RELATED TOPICS: MONOGRAM | TRUCK | 1/24
Ford F-250 Super Duty
Ford F-250 Super Duty
Monogram No. 85-7212
Model Type: Injection-molded styrene
Molded Colors: White, clear, translucent red
Scale: 1/24
MSRP: $22.95
Pros: Good fit; nice part and decal options; clean mold
Cons: Minor errors in instructions

I lived in Texas for a couple of years in the mid-1990s, and Ford pickups – especially big F-250s – were everywhere. So I jumped at the chance to build this reissue of Monogram’s big Super Duty pickup.

And I wasn’t disappointed.

The kit represents a two-wheel-drive 1991 Super Cab with a style-side bed and standard rear-axle. The engine is the 7.5L V-8 with EFI.

Molded in white plastic, the parts are clean and flash-free. There are a few sink and ejector-pin marks that need to be filled, but the 20-year-old molds seem to have held up well.

A large chrome-plated sprue has bumpers, wheels, radiator grille, mirrors, and roll bar. The plating is shiny, but it’s not too thick.

The windows are clear and they are relatively thin.

I was impressed with the decal sheet. It provides the trucks badges, including the distinctive red bar on the tailgate, and includes a bunch of optional custom markings – including the barbed-wire pinstripes on the box top, a patriotic rear window decal, POW/MIA and firefighter bumper stickers, and even “For Sale” signs. Illinois and Texas plates are provided.

Construction was mostly trouble-free, with little cleanup needed and good fit throughout.

The only problem I had was minor mistakes in the instructions. For example, in Step 2, the tie rod (Part 53) is shown being attached to the wrong section of the front axle, but it’s shown correctly in the following step.

Pay attention to the instructions, and test-fit everything, and you won’t have any issues.

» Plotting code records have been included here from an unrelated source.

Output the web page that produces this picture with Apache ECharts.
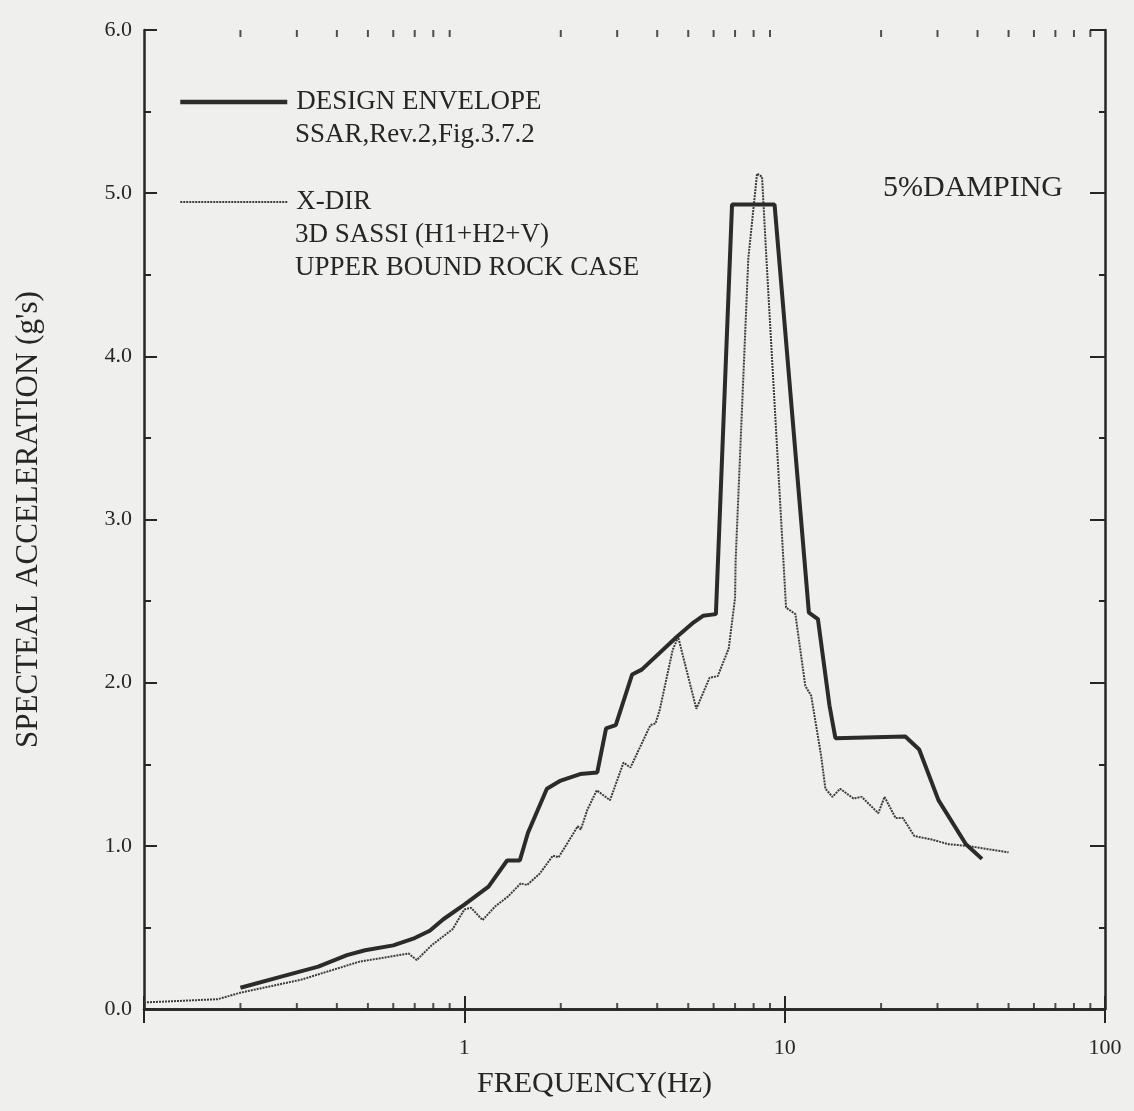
<!DOCTYPE html>
<html>
<head>
<meta charset="utf-8">
<script src="https://cdn.jsdelivr.net/npm/echarts@6/dist/echarts.min.js"></script>
<style>
html,body{margin:0;padding:0;background:#efefed;}
#c{width:1134px;height:1111px;}
</style>
</head>
<body>
<div id="c"></div>
<script>
// ---- data ----
const designFreq = [0.2,0.27,0.35,0.43,0.49,0.6,0.7,0.78,0.86,1.0,1.19,1.36,1.49,1.58,1.81,2.0,2.3,2.6,2.77,2.97,3.34,3.58,4.6,5.2,5.56,6.1,6.85,9.3,11.9,12.7,13.8,14.4,23.8,26.3,30.2,36.8,41.3];
const designAcc  = [0.13,0.20,0.26,0.33,0.36,0.39,0.435,0.48,0.55,0.64,0.75,0.91,0.91,1.08,1.35,1.40,1.44,1.45,1.72,1.74,2.05,2.08,2.28,2.37,2.41,2.42,4.93,4.93,2.43,2.39,1.86,1.66,1.67,1.59,1.28,1.01,0.92];

const xdirFreq = [0.1,0.17,0.2,0.31,0.47,0.67,0.71,0.79,0.92,1.0,1.05,1.14,1.25,1.37,1.5,1.57,1.72,1.89,1.97,2.26,2.31,2.42,2.59,2.85,3.14,3.3,3.81,3.95,4.07,4.47,4.65,5.3,5.83,6.18,6.69,7.0,7.03,7.7,8.2,8.5,8.77,10.1,10.8,11.6,12.1,13.0,13.4,14.1,14.9,16.4,17.4,19.6,20.5,22.2,23.4,25.4,28.6,32.5,37,50];
const xdirAcc  = [0.04,0.06,0.10,0.18,0.29,0.34,0.30,0.39,0.49,0.61,0.62,0.545,0.63,0.69,0.77,0.76,0.83,0.94,0.93,1.12,1.10,1.22,1.34,1.28,1.51,1.48,1.74,1.75,1.83,2.20,2.28,1.84,2.03,2.04,2.21,2.52,2.75,4.6,5.12,5.1,4.6,2.46,2.42,1.98,1.92,1.55,1.35,1.30,1.35,1.29,1.30,1.20,1.30,1.17,1.17,1.06,1.04,1.01,1.0,0.96];

const seriesNames = ['DESIGN ENVELOPE', 'X-DIR'];
const legendSubLines = [['SSAR,Rev.2,Fig.3.7.2'], ['3D SASSI (H1+H2+V)', 'UPPER BOUND ROCK CASE']];
const xTickLabels = {'-1': '', '0': '1', '1': '10', '2': '100'};
const minorTickFreqs = [0.2,0.3,0.4,0.5,0.6,0.7,0.8,0.9,2,3,4,5,6,7,8,9,20,30,40,50,60,70,80,90];
const xAxisTitle = 'FREQUENCY(Hz)';
const yAxisTitle = "SPECTEAL ACCELERATION (g's)";
const noteText = '5%DAMPING';

// ---- chart ----
const FONT = '"Liberation Serif", "DejaVu Serif", serif';
const INK = '#262626';
const DESIGN_COLOR = '#2b2b2b';
const XDIR_COLOR = '#3c3c3c';
const chart = echarts.init(document.getElementById('c'), null, {renderer: 'canvas'});

function pair(f, a) { return f.map((v, i) => [v, a[i]]); }

const axisLine = {show: true, lineStyle: {color: INK, width: 2.5}};
const option = {
  backgroundColor: '#efefed',
  animation: false,
  color: [DESIGN_COLOR, XDIR_COLOR],
  grid: {left: 144, right: 29, top: 30, bottom: 102},
  xAxis: [
    {
      type: 'log', logBase: 10, min: 0.1, max: 100, position: 'bottom',
      name: xAxisTitle, nameLocation: 'middle', nameGap: 60,
      nameTextStyle: {fontFamily: FONT, fontSize: 30, color: INK, padding: [0, 60, 0, 0]},
      axisLine: axisLine,
      axisTick: {show: true, inside: true, length: 13, lineStyle: {color: INK, width: 2}},
      axisLabel: {show: true, margin: 28, fontFamily: FONT, fontSize: 22, color: INK,
        formatter: v => xTickLabels[String(Math.round(Math.log10(v)))] || ''},
      splitLine: {show: false}
    },
    {
      type: 'log', logBase: 10, min: 0.1, max: 100, position: 'top',
      axisLine: axisLine,
      axisTick: {show: true, inside: true, length: 14, lineStyle: {color: INK, width: 2}},
      axisLabel: {show: false},
      splitLine: {show: false}
    }
  ],
  yAxis: [
    {
      type: 'value', min: 0, max: 6, interval: 1, position: 'left',
      name: yAxisTitle, nameLocation: 'middle', nameGap: 100, nameRotate: 90,
      nameTextStyle: {fontFamily: FONT, fontSize: 31, color: INK},
      axisLine: axisLine,
      axisTick: {show: true, inside: true, length: 13, lineStyle: {color: INK, width: 2}},
      minorTick: {show: true, splitNumber: 2, length: 7, lineStyle: {color: INK, width: 2}},
      axisLabel: {show: true, margin: 12, fontFamily: FONT, fontSize: 22, color: INK,
        formatter: v => v.toFixed(1)},
      splitLine: {show: false}
    },
    {
      type: 'value', min: 0, max: 6, interval: 1, position: 'right',
      axisLine: axisLine,
      axisTick: {show: true, inside: true, length: 15, lineStyle: {color: INK, width: 2}},
      minorTick: {show: true, splitNumber: 2, length: 6, lineStyle: {color: INK, width: 2}},
      axisLabel: {show: false},
      splitLine: {show: false}
    }
  ],
  legend: {
    data: [
      {name: seriesNames[0], lineStyle: {width: 4.5, color: DESIGN_COLOR, type: 'solid'}},
      {name: seriesNames[1], lineStyle: {width: 2, color: XDIR_COLOR, type: [2, 1]}}
    ],
    orient: 'vertical', left: 178, top: 85, padding: 0,
    itemWidth: 107, itemHeight: 14, itemGap: 66,
    itemStyle: {opacity: 0},
    textStyle: {fontFamily: FONT, fontSize: 27, color: INK, lineHeight: 34, padding: [0, 0, 0, 4]},
    selectedMode: false
  },
  graphic: [
    {type: 'text', left: 295, top: 121, style: {text: legendSubLines[0][0], font: '27px ' + FONT, fill: INK}},
    {type: 'text', left: 295, top: 221, style: {text: legendSubLines[1][0], font: '27px ' + FONT, fill: INK}},
    {type: 'text', left: 295, top: 254, style: {text: legendSubLines[1][1], font: '27px ' + FONT, fill: INK}},
    {type: 'text', left: 883, top: 173, style: {text: noteText, font: '30px ' + FONT, fill: INK}}
  ],
  series: [
    {
      name: seriesNames[0], type: 'line', data: pair(designFreq, designAcc),
      symbol: 'none', smooth: false, z: 3,
      itemStyle: {color: DESIGN_COLOR},
      lineStyle: {color: DESIGN_COLOR, width: 4}
    },
    {
      name: seriesNames[1], type: 'line', data: pair(xdirFreq, xdirAcc),
      symbol: 'none', smooth: false, z: 2,
      itemStyle: {color: XDIR_COLOR},
      lineStyle: {color: XDIR_COLOR, width: 2, type: [2, 1]}
    },
    {
      name: 'minorBottom', type: 'scatter', silent: true, clip: false, z: 5,
      data: minorTickFreqs.map(f => [f, 0]),
      symbol: 'rect', symbolSize: [2, 6], symbolOffset: [0, -3],
      itemStyle: {color: INK}
    },
    {
      name: 'minorTop', type: 'scatter', silent: true, clip: false, z: 5,
      xAxisIndex: 1,
      data: minorTickFreqs.map(f => [f, 6]),
      symbol: 'rect', symbolSize: [2, 7], symbolOffset: [0, 3.5],
      itemStyle: {color: INK}
    }
  ]
};
chart.setOption(option);
</script>
</body>
</html>
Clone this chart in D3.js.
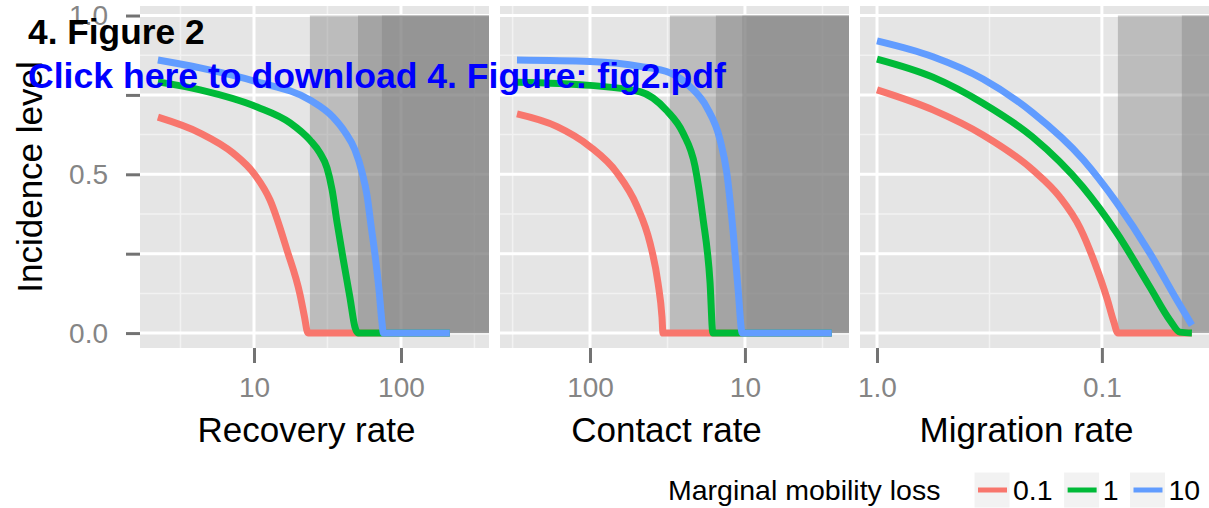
<!DOCTYPE html>
<html><head><meta charset="utf-8">
<script src="https://cdn.jsdelivr.net/npm/d3@7"></script>
<style>
body{margin:0;background:#fff}
text{font-family:"Liberation Sans",Arial,Helvetica,sans-serif}
</style>
</head><body>
<svg id="chart" width="1209" height="508"></svg>
<script>
// ---------------- data ----------------
const seriesLevels = ["0.1", "1", "10"];
const seriesColors = ["#F8766D", "#00BA38", "#619CFF"];
const panelTitles = ["Recovery rate", "Contact rate", "Migration rate"];
const yTickValues = [0, 0.25, 0.5, 0.75, 1];
const yTickLabels = ["0.0", "", "0.5", "", "1.0"];
const yMinorValues = [0.125, 0.375, 0.625, 0.875];

// Panel 1: recovery rate
const recoveryDomain = [1.677, 397];
const recoveryTicks = [10, 100];
const recoveryTickLabels = ["10", "100"];
const recoveryMinor = [3.16, 31.6, 316];
const recoveryShades = [24.0, 51.0, 74.2];
const recX01 = [2.22, 4.3, 7.2, 10.16, 12.85, 16.8, 20.6, 22.0, 23.3, 215];
const recY01 = [0.68, 0.63, 0.567, 0.498, 0.419, 0.26, 0.12, 0.054, 0, 0];
const recX1 = [2.22, 4.3, 10.5, 17.6, 24.0, 28.1, 31.4, 34.0, 36.7, 40.3, 45.0, 48.6, 51.0, 215];
const recY1 = [0.791, 0.766, 0.712, 0.662, 0.608, 0.567, 0.52, 0.451, 0.35, 0.237, 0.111, 0.019, 0, 0];
const recX10 = [2.22, 4.3, 10.5, 24.0, 34.5, 41.6, 48.6, 54.3, 58.7, 62.5, 66.6, 70.9, 74.2, 75.9, 215];
const recY10 = [0.86, 0.835, 0.791, 0.734, 0.68, 0.633, 0.577, 0.507, 0.435, 0.34, 0.246, 0.136, 0.035, 0, 0];

// Panel 2: contact rate (reversed)
const contactDomain = [381, 2.13];
const contactTicks = [100, 10];
const contactTickLabels = ["100", "10"];
const contactMinor = [316, 31.6, 3.16];
const contactShades = [30.5, 15.4, 10.4];
const conX01 = [296, 163, 100, 67, 49.8, 41.0, 36.4, 34.3, 33.8, 2.75];
const conY01 = [0.69, 0.65, 0.587, 0.505, 0.40, 0.284, 0.158, 0.05, 0, 0];
const conX1 = [296, 100, 47.5, 31.9, 25.1, 21.0, 18.7, 16.8, 16.1, 2.75];
const conY1 = [0.79, 0.78, 0.76, 0.70, 0.63, 0.525, 0.365, 0.16, 0, 0];
const conX10 = [296, 100, 47.5, 30.5, 22.6, 17.6, 14.5, 13.1, 11.9, 11.1, 10.4, 2.75];
const conY10 = [0.86, 0.855, 0.84, 0.82, 0.776, 0.71, 0.61, 0.505, 0.315, 0.145, 0, 0];

// Panel 3: migration rate (reversed)
const migrationDomain = [1.19, 0.0334];
const migrationTicks = [1, 0.1];
const migrationTickLabels = ["1.0", "0.1"];
const migrationMinor = [0.316];
const migrationShades = [0.0849, 0.0441];
const migX01 = [1.0, 0.564, 0.338, 0.203, 0.154, 0.125, 0.108, 0.095, 0.0885, 0.0849, 0.0398];
const migY01 = [0.766, 0.703, 0.624, 0.514, 0.429, 0.331, 0.224, 0.11, 0.035, 0, 0];
const migX1 = [1.0, 0.564, 0.338, 0.203, 0.1215, 0.0858, 0.0612, 0.0499, 0.045, 0.0398];
const migY1 = [0.863, 0.806, 0.724, 0.617, 0.46, 0.315, 0.145, 0.041, 0.003, 0];
const migX10 = [1.0, 0.564, 0.338, 0.203, 0.121, 0.0858, 0.0612, 0.0464, 0.0398];
const migY10 = [0.92, 0.87, 0.80, 0.694, 0.546, 0.41, 0.252, 0.104, 0.025];

// ---------------- layout ----------------
const panelLeft = [140, 500, 860];
const panelW = 349;
const panelTop = 6, panelBottom = 348;
const yDomain = [-0.047, 1.03];

const panels = [
  {domain: recoveryDomain, ticks: recoveryTicks, labels: recoveryTickLabels, minor: recoveryMinor, shades: recoveryShades,
   series: [[recX01, recY01], [recX1, recY1], [recX10, recY10]]},
  {domain: contactDomain, ticks: contactTicks, labels: contactTickLabels, minor: contactMinor, shades: contactShades,
   series: [[conX01, conY01], [conX1, conY1], [conX10, conY10]]},
  {domain: migrationDomain, ticks: migrationTicks, labels: migrationTickLabels, minor: migrationMinor, shades: migrationShades,
   series: [[migX01, migY01], [migX1, migY1], [migX10, migY10]]}
];

const svg = d3.select("#chart");
const y = d3.scaleLinear().domain(yDomain).range([panelBottom, panelTop]);

panels.forEach((p, pi) => {
  const x0 = panelLeft[pi];
  const x = d3.scaleLog().domain(p.domain).range([x0, x0 + panelW]);
  const g = svg.append("g");
  const xMin = x0, xMax = x0 + panelW;

  g.append("rect").attr("x", xMin).attr("y", panelTop).attr("width", panelW)
    .attr("height", panelBottom - panelTop).attr("fill", "#E5E5E5");

  g.selectAll(".ym").data(yMinorValues).join("line")
    .attr("x1", xMin).attr("x2", xMax).attr("y1", d => y(d)).attr("y2", d => y(d))
    .attr("stroke", "#F2F2F2").attr("stroke-width", 1.5);
  g.selectAll(".xm").data(p.minor).join("line")
    .attr("x1", d => x(d)).attr("x2", d => x(d)).attr("y1", panelTop).attr("y2", panelBottom)
    .attr("stroke", "#F2F2F2").attr("stroke-width", 1.5);
  g.selectAll(".yM").data(yTickValues).join("line")
    .attr("x1", xMin).attr("x2", xMax).attr("y1", d => y(d)).attr("y2", d => y(d))
    .attr("stroke", "#FFFFFF").attr("stroke-width", 3);
  g.selectAll(".xM").data(p.ticks).join("line")
    .attr("x1", d => x(d)).attr("x2", d => x(d)).attr("y1", panelTop).attr("y2", panelBottom)
    .attr("stroke", "#FFFFFF").attr("stroke-width", 3);

  g.selectAll(".shade").data(p.shades).join("rect")
    .attr("x", d => x(d))
    .attr("width", d => xMax - x(d))
    .attr("y", y(1)).attr("height", y(0) - y(1))
    .attr("fill", "#7F7F7F").attr("fill-opacity", 0.4);

  const line = d3.line().x(d => x(d[0])).y(d => y(d[1])).curve(d3.curveMonotoneX);
  p.series.forEach((s, si) => {
    const pts = s[0].map((v, i) => [v, s[1][i]]).sort((a, b) => x(a[0]) - x(b[0]));
    g.append("path").attr("d", line(pts)).attr("fill", "none")
      .attr("stroke", seriesColors[si]).attr("stroke-width", 7)
      .attr("stroke-linejoin", "round").attr("stroke-linecap", "butt");
  });

  const ax = d3.axisBottom(x).tickValues(p.ticks)
    .tickFormat((d, i) => p.labels[i]).tickSize(15).tickPadding(14);
  const axg = svg.append("g").attr("transform", `translate(0,${panelBottom})`).call(ax);
  axg.select(".domain").remove();
  axg.selectAll(".tick line").attr("stroke", "#737373").attr("stroke-width", 3);
  axg.selectAll(".tick text").attr("fill", "#858585").attr("font-size", 28)
    .style("font-family", '"Liberation Sans",Arial,sans-serif');

  svg.append("text").attr("x", x0 + panelW / 2 - 8).attr("y", 442)
    .attr("text-anchor", "middle").attr("font-size", 35).attr("fill", "#000")
    .text(panelTitles[pi]);
});

const ay = d3.axisLeft(y).tickValues(yTickValues)
  .tickFormat((d, i) => yTickLabels[i]).tickSize(14).tickPadding(18);
const ayg = svg.append("g").attr("transform", `translate(${panelLeft[0]},0)`).call(ay);
ayg.select(".domain").remove();
ayg.selectAll(".tick line").attr("stroke", "#737373").attr("stroke-width", 3);
ayg.selectAll(".tick text").attr("fill", "#858585").attr("font-size", 28)
  .style("font-family", '"Liberation Sans",Arial,sans-serif');

svg.append("text")
  .attr("transform", `translate(42,${(panelTop + panelBottom) / 2}) rotate(-90)`)
  .attr("text-anchor", "middle").attr("font-size", 35).attr("fill", "#000")
  .text("Incidence level");

// legend
const lg = svg.append("g");
lg.append("text").attr("x", 668).attr("y", 500)
  .attr("font-size", 28.5).attr("fill", "#000").text("Marginal mobility loss");
let lx = 974;
seriesLevels.forEach((lev, i) => {
  lg.append("rect").attr("x", lx).attr("y", 472).attr("width", 36).attr("height", 36)
    .attr("fill", "#F2F2F2").attr("stroke", "#FFFFFF").attr("stroke-width", 1);
  lg.append("line").attr("x1", lx + 4).attr("x2", lx + 33).attr("y1", 490).attr("y2", 490)
    .attr("stroke", seriesColors[i]).attr("stroke-width", 5);
  const t = lg.append("text").attr("x", lx + 39).attr("y", 500)
    .attr("font-size", 28.5).attr("fill", "#000").text(lev);
  lx += 39 + t.node().getComputedTextLength() + 11;
});

// overlays from the document
svg.append("text").attr("x", 28).attr("y", 44).attr("font-size", 35.3)
  .attr("font-weight", "bold").attr("fill", "#000").text("4. Figure 2");
svg.append("text").attr("x", 28).attr("y", 88).attr("font-size", 35.6)
  .attr("font-weight", "bold").attr("fill", "#0000FF")
  .text("Click here to download 4. Figure: fig2.pdf");
</script>
</body></html>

The only fit problems I encountered were the smaller windows that are attached from inside, and the front bumper, which doesn’t fit the chassis cleanly when it’s flush with the body. Trimming the front of the chassis rails should correct the problem.

Masking a typical Ford two-tone paint scheme and door strip is made easy by the crisp body mold.

The finished truck looks every bit Ford brutish truck. I plan on building another as a beat-up farm truck.